We also used to have large play areas in the backyard of every home I ever had. The bigger ones were the size of a typical New York borough block. We didn't have to leave our homes to get to a playground, or a park...we had one right outside of our door.

Obviously this sort of thing is easier to do / plan for when the entire country has less people than the city of New York.


My single greatest fear for letting my kid walk free when she's old enough to is that she'll be killed by a driver. This is compounded by the fact that as long as you say "Sorry mate didn't see you" it's OK to kill people with your car

(weird really - can you do that for killing people by any other means?)

My wife and I have semi-seriously considered moving to northern Scandinavia for both this reason and its comparative likelihood of remaining a decent (well, bearable, if only just) place to live in a clathrate-gun scenario.

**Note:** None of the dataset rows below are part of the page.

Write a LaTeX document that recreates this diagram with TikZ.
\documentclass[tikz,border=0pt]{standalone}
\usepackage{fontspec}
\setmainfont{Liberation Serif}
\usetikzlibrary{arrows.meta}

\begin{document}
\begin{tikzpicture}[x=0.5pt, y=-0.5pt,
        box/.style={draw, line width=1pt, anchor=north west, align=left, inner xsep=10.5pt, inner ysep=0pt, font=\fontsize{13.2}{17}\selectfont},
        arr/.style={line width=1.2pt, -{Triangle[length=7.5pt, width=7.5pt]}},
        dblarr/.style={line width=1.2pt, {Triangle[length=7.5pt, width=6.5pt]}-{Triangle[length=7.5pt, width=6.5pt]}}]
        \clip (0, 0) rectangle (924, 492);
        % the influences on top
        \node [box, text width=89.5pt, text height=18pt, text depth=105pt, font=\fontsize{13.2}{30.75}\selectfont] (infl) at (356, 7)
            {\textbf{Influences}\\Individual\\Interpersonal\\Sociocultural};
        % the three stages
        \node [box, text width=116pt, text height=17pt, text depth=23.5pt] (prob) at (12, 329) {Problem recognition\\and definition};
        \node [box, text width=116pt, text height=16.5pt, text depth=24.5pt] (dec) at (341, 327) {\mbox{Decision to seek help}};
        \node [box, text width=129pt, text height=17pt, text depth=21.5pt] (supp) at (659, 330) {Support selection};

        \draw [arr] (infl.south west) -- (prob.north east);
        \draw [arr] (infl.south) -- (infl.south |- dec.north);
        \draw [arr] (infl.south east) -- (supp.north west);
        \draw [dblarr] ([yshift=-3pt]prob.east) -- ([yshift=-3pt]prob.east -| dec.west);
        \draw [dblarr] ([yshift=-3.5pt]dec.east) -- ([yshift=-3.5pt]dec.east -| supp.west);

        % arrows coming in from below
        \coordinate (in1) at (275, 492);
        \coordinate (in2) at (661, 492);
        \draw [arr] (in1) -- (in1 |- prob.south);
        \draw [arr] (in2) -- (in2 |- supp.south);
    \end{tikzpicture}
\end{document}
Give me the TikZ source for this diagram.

That's what really gets me.

There was a case not far from where I live where a driver turning right mowed down a 4-year-old child walking with his grandmother on a CROSSWALK. He wasn't running or anything like that, just crossing the street. The child died. They didn't even charge the driver. Fucking ridiculous. It was 100% the driver's fault. New York Times published an article written by the child's mother who questioned the logic of first of all call it an accident and second of all how the driver wasn't charged with anything, not even reckless driving.


I don't know how to change the mindset. A kid in san diego was killed in a bike lane while I lived there and everyone poured sympathy on the DRIVER, ffs, and blamed the kid for being there. It makes one weep, especially because people (Americans, at least) accept it.

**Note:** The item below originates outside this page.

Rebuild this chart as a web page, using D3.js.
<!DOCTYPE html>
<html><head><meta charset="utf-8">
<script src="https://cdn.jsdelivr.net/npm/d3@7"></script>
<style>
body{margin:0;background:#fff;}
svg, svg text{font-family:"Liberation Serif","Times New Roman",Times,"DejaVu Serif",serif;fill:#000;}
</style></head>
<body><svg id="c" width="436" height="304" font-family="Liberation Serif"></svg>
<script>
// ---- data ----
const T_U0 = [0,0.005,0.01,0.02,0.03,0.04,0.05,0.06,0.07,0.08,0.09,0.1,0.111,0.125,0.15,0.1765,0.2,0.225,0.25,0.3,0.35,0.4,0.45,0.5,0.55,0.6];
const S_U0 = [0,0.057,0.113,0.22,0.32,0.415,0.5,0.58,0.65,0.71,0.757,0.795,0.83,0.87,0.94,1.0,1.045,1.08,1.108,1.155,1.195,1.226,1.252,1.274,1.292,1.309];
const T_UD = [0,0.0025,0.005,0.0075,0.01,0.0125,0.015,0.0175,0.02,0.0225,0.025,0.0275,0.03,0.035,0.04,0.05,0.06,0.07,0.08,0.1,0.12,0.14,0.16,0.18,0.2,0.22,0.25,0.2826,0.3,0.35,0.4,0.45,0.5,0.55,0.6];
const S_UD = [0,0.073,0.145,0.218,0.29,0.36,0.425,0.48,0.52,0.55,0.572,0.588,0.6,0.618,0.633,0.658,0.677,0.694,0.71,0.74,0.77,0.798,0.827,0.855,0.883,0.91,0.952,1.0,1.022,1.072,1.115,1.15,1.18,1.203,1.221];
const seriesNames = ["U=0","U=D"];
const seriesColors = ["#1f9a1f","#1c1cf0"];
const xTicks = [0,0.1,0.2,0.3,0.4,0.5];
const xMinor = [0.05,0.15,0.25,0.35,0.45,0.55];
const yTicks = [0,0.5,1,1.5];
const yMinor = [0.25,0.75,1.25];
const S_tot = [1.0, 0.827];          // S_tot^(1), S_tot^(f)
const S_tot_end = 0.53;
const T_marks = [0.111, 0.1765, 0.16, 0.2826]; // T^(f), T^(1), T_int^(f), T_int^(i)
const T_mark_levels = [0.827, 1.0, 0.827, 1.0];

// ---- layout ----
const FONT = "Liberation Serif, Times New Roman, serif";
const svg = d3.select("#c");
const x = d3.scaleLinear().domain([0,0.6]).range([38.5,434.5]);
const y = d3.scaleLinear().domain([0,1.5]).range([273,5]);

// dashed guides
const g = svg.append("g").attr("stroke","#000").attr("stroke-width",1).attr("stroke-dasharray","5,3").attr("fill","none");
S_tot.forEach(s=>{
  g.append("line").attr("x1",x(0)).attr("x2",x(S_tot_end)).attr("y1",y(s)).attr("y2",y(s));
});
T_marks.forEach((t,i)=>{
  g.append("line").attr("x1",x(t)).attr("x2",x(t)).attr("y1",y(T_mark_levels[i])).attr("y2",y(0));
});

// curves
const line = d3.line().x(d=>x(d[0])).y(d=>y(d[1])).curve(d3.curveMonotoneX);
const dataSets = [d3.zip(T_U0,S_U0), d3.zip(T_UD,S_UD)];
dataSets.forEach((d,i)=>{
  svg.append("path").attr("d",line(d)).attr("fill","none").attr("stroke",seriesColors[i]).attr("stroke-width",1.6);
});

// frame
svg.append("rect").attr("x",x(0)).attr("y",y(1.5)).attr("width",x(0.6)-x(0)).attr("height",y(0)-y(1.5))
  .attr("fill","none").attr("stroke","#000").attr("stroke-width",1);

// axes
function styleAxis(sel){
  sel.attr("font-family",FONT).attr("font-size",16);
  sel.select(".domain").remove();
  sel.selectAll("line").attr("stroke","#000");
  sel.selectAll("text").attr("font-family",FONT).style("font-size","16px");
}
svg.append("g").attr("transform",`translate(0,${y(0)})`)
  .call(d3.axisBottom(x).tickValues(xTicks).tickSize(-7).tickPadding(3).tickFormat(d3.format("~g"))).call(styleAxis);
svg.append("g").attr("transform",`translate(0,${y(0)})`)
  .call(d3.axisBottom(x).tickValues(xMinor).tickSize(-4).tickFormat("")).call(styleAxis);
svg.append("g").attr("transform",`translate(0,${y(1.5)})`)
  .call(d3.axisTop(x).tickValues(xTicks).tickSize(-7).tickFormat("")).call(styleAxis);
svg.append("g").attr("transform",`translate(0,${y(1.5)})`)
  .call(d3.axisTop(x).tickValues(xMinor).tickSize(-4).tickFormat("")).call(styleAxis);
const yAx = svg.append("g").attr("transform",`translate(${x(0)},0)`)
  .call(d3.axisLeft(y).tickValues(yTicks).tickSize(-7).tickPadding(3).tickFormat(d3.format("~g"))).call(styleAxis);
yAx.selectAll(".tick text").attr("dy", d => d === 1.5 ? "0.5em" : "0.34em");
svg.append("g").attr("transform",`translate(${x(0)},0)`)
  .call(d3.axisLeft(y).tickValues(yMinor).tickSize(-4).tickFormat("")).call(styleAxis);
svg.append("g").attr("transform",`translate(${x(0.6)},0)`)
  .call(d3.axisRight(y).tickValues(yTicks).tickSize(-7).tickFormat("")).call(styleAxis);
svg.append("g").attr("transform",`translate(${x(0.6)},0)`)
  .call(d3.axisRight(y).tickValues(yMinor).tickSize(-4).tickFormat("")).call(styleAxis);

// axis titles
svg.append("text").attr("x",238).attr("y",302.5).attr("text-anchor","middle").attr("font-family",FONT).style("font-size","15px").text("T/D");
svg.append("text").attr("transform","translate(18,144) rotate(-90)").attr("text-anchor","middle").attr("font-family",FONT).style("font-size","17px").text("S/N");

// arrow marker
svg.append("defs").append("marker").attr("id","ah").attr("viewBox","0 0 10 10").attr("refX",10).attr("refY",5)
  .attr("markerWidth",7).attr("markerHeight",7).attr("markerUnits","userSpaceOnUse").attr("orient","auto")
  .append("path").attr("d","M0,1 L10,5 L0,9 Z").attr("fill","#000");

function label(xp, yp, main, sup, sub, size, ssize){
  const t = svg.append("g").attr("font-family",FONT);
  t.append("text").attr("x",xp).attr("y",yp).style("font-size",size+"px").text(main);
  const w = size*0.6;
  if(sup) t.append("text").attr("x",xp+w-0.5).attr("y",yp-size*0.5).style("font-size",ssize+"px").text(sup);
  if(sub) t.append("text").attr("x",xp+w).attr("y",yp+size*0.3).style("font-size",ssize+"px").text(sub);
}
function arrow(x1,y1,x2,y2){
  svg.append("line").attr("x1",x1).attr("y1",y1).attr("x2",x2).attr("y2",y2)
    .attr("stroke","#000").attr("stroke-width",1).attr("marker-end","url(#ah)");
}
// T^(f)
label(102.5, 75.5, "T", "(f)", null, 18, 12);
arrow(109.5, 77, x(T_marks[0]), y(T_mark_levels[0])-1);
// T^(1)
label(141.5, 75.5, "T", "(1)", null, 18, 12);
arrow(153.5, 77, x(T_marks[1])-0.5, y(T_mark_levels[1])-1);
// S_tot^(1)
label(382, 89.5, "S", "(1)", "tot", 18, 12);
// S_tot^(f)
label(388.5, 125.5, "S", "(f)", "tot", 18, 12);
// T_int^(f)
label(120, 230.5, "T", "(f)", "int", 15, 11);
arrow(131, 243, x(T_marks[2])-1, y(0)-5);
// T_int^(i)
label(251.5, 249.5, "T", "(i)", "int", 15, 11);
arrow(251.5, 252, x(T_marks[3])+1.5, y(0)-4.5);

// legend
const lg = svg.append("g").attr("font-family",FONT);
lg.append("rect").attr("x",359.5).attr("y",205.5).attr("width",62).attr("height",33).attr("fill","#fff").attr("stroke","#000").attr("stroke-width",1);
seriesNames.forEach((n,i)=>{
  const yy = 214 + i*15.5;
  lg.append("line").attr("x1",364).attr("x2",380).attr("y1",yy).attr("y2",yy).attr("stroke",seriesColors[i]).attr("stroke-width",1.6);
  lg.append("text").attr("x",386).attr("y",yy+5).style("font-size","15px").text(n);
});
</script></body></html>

Forgive me, but it seems that you're taking a common argument (X policy that works in Scandinavia won't work in the US because the US isn't homogeneous) and extending it to some sort of xenophobic dog-whistle (i.e. kids in the US can't roam because the US isn't homogeneous). Is there a more charitable way to interpret your comment?


The US is pretty homogeneously hostile to walking, so there's that...

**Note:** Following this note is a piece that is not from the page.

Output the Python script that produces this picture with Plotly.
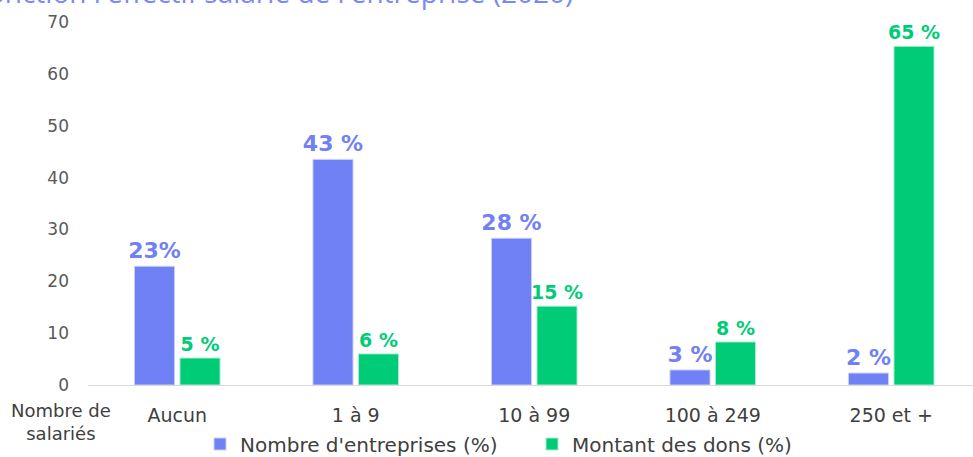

The US hasn't become substantially less homogenous in the last few decades, so that's not it.


Definitely an interesting point that children have less freedom today. But it's a bit of a stretch to say that this is what's causing the "safe space mentality". The narrator says the good old days of free range parenting led children to be more prone to questioning authority, which is healthy. If anything, you could argue that young people's assertion of their right to "safe spaces" is a form of rebellion in itself.

The video comes from FEE though, so it's obviously got a political bias behind it that explains it's opposition to safe spaces. People on the more socially conservative end of the spectrum don't seem to understand safe spaces and how they are actually a rejection of authority, rather than an appeal to authority. The notion of authority used is simply more subtle.

Some marginalised groups have made a very valid claim that there is a built-in hierarchy in many social norms that constitute acceptable behaviour in mainstream society. And that they tend to be on the shittier end of the deal in that hierarchy. Therefore, rather than acquiesce to the ordinary way of doing things and just accepting the negative effects of living in a world that doesn't value them as it does others, they have decided to carve out a space where they can assert their own version of what should be culturally acceptable. And they ask that others respect their desire for such a space and not enter it without also changing their behaviour and rejecting the toxic standard practices.

It's quite simple, it's like the cultural equivalent of libertarians trying to carve out a piece of land where they can keep the government out and live in their hyper-capitalist utopias. It's inherently anti-authoritarian. Anyone who goes into a safe space is voluntarily choosing to abide by its standards, no one is forcing them to.


I don't think it's "young people" in general that want 'safe spaces', just the very vocal prog-left fringe.